The Health Sector Transformation Plan has set an ambitious target of achieving health outcomes equivalent to middle income countries by 2025.
It plans to do so through improved equity and quality in healthcare; by supporting the woreda to be transparent, efficient government units that can respond fully to community needs; through improved data and training; and by fostering caring and respectful healthcare providers.
The four awards we’re celebrating today have been designed to support the laudable goals of the Health Sector Transformation Plan.
Ritu provided an excellent overview of these activities, and you will have an opportunity to learn more about them during the marketplace, including:
“Transform: Primary Health Care”, the activity that the Korea International Cooperation Agency (KOICA) is contributing to, which will focus on regions.
“Transform: Health in Developing Regions,” which will support public sector primary care in pastoral areas, many of which have fragile health systems and are prone to natural disasters and recurrent humanitarian challenges.

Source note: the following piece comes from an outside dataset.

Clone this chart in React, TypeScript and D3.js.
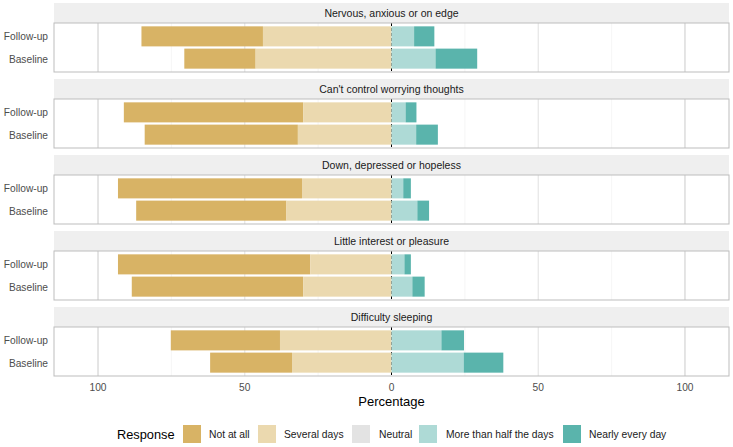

“Transform: WASH,” which will address access to safe water and improved hygiene using a market-based approach, in partnership with both the Ministry of Health and the Ministry of Water Resources, Irrigation and Energy through the OneWASH National Program.
And finally, “Transform: Measuring, Evaluation, Learning and Adapting,” which will collect data and build an evidence base to determine which models work best.
I hope that these programs will be a catalyst in the days ahead for all of us to contribute to improving the health, lives, and livelihoods of all of Ethiopia’s citizens.
Before closing, I’d like to make one quick observation.
While visiting Ethiopia during his first trip abroad as the new head of USAID, Ambassador Mark Green said something very clear and insightful.
This is what he said: “The purpose of foreign assistance is to end its need to exist.”
Our partnership with South Korea is a perfect demonstration of how this can work.
From the 1950s until 1980, the United States provided health, economic growth, and other assistance to support the South Korean government’s development agenda.
South Korea showed incredible progress, and graduated, in 1980, from USAID assistance.
I find it very inspiring that today, South Korea and the United States are working hand-in-hand support Ethiopia in realizing its own development agenda.
On behalf of the United States Government, I want to thank the Ministry of Health once again, and the regional health bureaus, for their visionary leadership that has made Ethiopia such a positive global model for community health.
Thank you all for being here today, and for your commitment to a healthy, productive, and prosperous Ethiopia.